======== Data provided ========
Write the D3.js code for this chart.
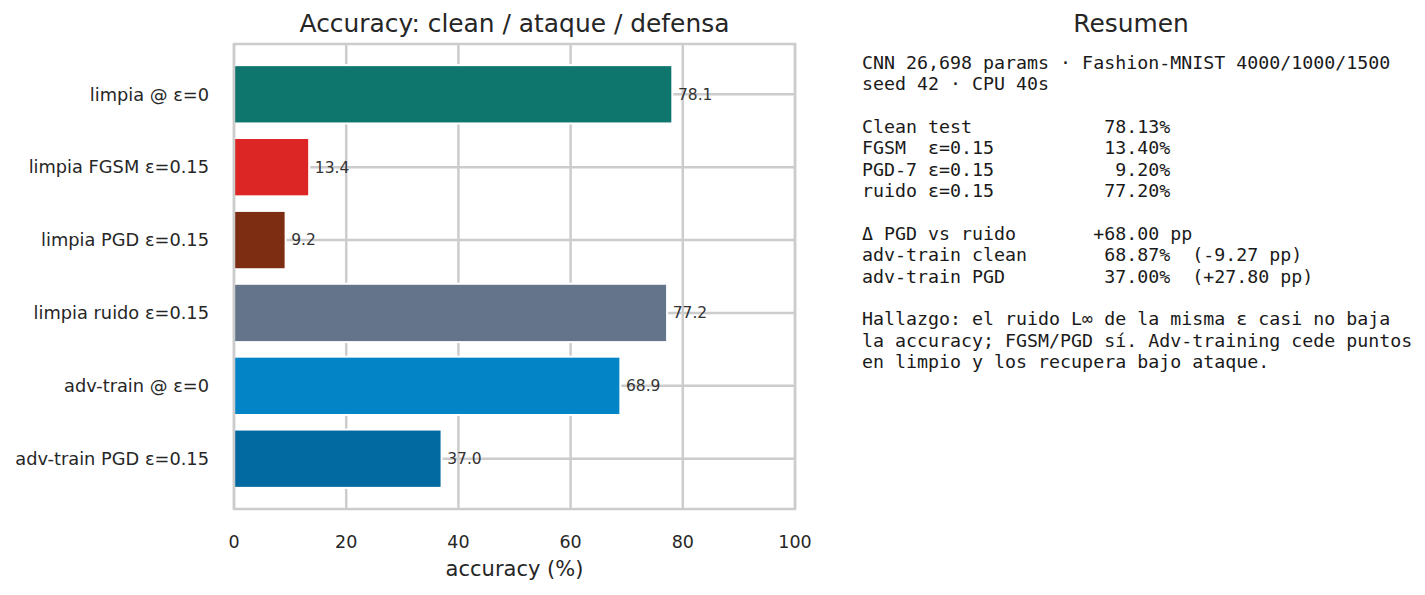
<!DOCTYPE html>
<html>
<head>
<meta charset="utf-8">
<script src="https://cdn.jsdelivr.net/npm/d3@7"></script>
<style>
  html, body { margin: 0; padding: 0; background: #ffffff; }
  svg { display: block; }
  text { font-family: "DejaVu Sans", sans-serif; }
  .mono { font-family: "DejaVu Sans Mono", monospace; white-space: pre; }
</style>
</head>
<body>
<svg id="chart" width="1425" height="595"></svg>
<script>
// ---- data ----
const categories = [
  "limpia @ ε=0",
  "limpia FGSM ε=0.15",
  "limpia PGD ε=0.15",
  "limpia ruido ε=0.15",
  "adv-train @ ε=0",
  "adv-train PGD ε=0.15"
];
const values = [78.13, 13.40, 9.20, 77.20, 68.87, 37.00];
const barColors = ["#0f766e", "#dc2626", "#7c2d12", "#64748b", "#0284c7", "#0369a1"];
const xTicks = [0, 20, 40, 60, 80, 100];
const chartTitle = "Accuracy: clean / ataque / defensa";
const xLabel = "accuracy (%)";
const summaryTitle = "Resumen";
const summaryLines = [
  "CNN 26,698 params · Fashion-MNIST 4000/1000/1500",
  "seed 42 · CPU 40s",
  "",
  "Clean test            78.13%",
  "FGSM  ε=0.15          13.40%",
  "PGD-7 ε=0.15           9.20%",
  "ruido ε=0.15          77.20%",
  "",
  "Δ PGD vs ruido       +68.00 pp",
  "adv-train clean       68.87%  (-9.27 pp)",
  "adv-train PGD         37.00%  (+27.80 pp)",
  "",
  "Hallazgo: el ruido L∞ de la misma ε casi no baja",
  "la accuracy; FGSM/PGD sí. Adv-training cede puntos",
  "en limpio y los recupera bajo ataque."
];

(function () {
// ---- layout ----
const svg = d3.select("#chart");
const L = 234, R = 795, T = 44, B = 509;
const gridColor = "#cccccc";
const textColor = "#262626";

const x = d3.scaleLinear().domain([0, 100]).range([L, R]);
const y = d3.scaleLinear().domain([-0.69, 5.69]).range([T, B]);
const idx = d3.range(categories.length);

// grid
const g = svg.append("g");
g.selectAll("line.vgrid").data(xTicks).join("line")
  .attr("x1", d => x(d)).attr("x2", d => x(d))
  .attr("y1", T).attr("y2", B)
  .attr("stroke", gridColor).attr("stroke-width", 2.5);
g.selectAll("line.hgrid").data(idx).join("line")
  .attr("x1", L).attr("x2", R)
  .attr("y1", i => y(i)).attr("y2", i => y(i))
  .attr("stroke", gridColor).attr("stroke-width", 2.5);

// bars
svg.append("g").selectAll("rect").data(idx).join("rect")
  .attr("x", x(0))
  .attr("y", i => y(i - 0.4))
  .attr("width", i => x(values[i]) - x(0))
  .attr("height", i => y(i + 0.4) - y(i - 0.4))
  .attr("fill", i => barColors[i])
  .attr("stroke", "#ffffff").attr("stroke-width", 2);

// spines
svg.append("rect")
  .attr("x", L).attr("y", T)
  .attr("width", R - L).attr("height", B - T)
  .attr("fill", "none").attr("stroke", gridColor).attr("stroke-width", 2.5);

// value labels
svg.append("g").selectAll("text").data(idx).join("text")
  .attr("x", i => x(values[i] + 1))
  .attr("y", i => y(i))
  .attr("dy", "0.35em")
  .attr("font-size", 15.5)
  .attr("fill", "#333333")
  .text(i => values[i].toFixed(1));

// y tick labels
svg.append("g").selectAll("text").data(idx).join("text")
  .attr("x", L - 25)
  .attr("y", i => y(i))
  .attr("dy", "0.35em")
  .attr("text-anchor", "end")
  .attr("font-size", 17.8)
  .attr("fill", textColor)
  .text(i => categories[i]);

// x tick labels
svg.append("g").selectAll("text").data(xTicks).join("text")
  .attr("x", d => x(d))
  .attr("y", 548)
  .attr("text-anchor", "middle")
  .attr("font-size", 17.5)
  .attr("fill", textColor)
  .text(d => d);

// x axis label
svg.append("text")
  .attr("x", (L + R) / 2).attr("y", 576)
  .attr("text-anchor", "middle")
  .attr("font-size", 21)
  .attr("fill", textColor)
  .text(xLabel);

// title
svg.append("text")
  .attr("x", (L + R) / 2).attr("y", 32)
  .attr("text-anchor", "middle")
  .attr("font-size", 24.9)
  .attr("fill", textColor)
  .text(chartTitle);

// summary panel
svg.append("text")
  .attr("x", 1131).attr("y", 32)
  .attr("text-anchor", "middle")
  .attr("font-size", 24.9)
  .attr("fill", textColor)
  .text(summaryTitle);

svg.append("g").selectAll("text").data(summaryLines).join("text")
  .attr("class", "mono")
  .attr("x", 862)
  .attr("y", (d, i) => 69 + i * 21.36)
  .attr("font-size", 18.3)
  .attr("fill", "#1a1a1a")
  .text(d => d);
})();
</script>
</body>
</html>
========
Challenge: Quote all the lines above exactly as given. Do not include the pictures.

Correct answer:
Write the D3.js code for this chart.
<!DOCTYPE html>
<html>
<head>
<meta charset="utf-8">
<script src="https://cdn.jsdelivr.net/npm/d3@7"></script>
<style>
  html, body { margin: 0; padding: 0; background: #ffffff; }
  svg { display: block; }
  text { font-family: "DejaVu Sans", sans-serif; }
  .mono { font-family: "DejaVu Sans Mono", monospace; white-space: pre; }
</style>
</head>
<body>
<svg id="chart" width="1425" height="595"></svg>
<script>
// ---- data ----
const categories = [
  "limpia @ ε=0",
  "limpia FGSM ε=0.15",
  "limpia PGD ε=0.15",
  "limpia ruido ε=0.15",
  "adv-train @ ε=0",
  "adv-train PGD ε=0.15"
];
const values = [78.13, 13.40, 9.20, 77.20, 68.87, 37.00];
const barColors = ["#0f766e", "#dc2626", "#7c2d12", "#64748b", "#0284c7", "#0369a1"];
const xTicks = [0, 20, 40, 60, 80, 100];
const chartTitle = "Accuracy: clean / ataque / defensa";
const xLabel = "accuracy (%)";
const summaryTitle = "Resumen";
const summaryLines = [
  "CNN 26,698 params · Fashion-MNIST 4000/1000/1500",
  "seed 42 · CPU 40s",
  "",
  "Clean test            78.13%",
  "FGSM  ε=0.15          13.40%",
  "PGD-7 ε=0.15           9.20%",
  "ruido ε=0.15          77.20%",
  "",
  "Δ PGD vs ruido       +68.00 pp",
  "adv-train clean       68.87%  (-9.27 pp)",
  "adv-train PGD         37.00%  (+27.80 pp)",
  "",
  "Hallazgo: el ruido L∞ de la misma ε casi no baja",
  "la accuracy; FGSM/PGD sí. Adv-training cede puntos",
  "en limpio y los recupera bajo ataque."
];

(function () {
// ---- layout ----
const svg = d3.select("#chart");
const L = 234, R = 795, T = 44, B = 509;
const gridColor = "#cccccc";
const textColor = "#262626";

const x = d3.scaleLinear().domain([0, 100]).range([L, R]);
const y = d3.scaleLinear().domain([-0.69, 5.69]).range([T, B]);
const idx = d3.range(categories.length);

// grid
const g = svg.append("g");
g.selectAll("line.vgrid").data(xTicks).join("line")
  .attr("x1", d => x(d)).attr("x2", d => x(d))
  .attr("y1", T).attr("y2", B)
  .attr("stroke", gridColor).attr("stroke-width", 2.5);
g.selectAll("line.hgrid").data(idx).join("line")
  .attr("x1", L).attr("x2", R)
  .attr("y1", i => y(i)).attr("y2", i => y(i))
  .attr("stroke", gridColor).attr("stroke-width", 2.5);

// bars
svg.append("g").selectAll("rect").data(idx).join("rect")
  .attr("x", x(0))
  .attr("y", i => y(i - 0.4))
  .attr("width", i => x(values[i]) - x(0))
  .attr("height", i => y(i + 0.4) - y(i - 0.4))
  .attr("fill", i => barColors[i])
  .attr("stroke", "#ffffff").attr("stroke-width", 2);

// spines
svg.append("rect")
  .attr("x", L).attr("y", T)
  .attr("width", R - L).attr("height", B - T)
  .attr("fill", "none").attr("stroke", gridColor).attr("stroke-width", 2.5);

// value labels
svg.append("g").selectAll("text").data(idx).join("text")
  .attr("x", i => x(values[i] + 1))
  .attr("y", i => y(i))
  .attr("dy", "0.35em")
  .attr("font-size", 15.5)
  .attr("fill", "#333333")
  .text(i => values[i].toFixed(1));

// y tick labels
svg.append("g").selectAll("text").data(idx).join("text")
  .attr("x", L - 25)
  .attr("y", i => y(i))
  .attr("dy", "0.35em")
  .attr("text-anchor", "end")
  .attr("font-size", 17.8)
  .attr("fill", textColor)
  .text(i => categories[i]);

// x tick labels
svg.append("g").selectAll("text").data(xTicks).join("text")
  .attr("x", d => x(d))
  .attr("y", 548)
  .attr("text-anchor", "middle")
  .attr("font-size", 17.5)
  .attr("fill", textColor)
  .text(d => d);

// x axis label
svg.append("text")
  .attr("x", (L + R) / 2).attr("y", 576)
  .attr("text-anchor", "middle")
  .attr("font-size", 21)
  .attr("fill", textColor)
  .text(xLabel);

// title
svg.append("text")
  .attr("x", (L + R) / 2).attr("y", 32)
  .attr("text-anchor", "middle")
  .attr("font-size", 24.9)
  .attr("fill", textColor)
  .text(chartTitle);

// summary panel
svg.append("text")
  .attr("x", 1131).attr("y", 32)
  .attr("text-anchor", "middle")
  .attr("font-size", 24.9)
  .attr("fill", textColor)
  .text(summaryTitle);

svg.append("g").selectAll("text").data(summaryLines).join("text")
  .attr("class", "mono")
  .attr("x", 862)
  .attr("y", (d, i) => 69 + i * 21.36)
  .attr("font-size", 18.3)
  .attr("fill", "#1a1a1a")
  .text(d => d);
})();
</script>
</body>
</html>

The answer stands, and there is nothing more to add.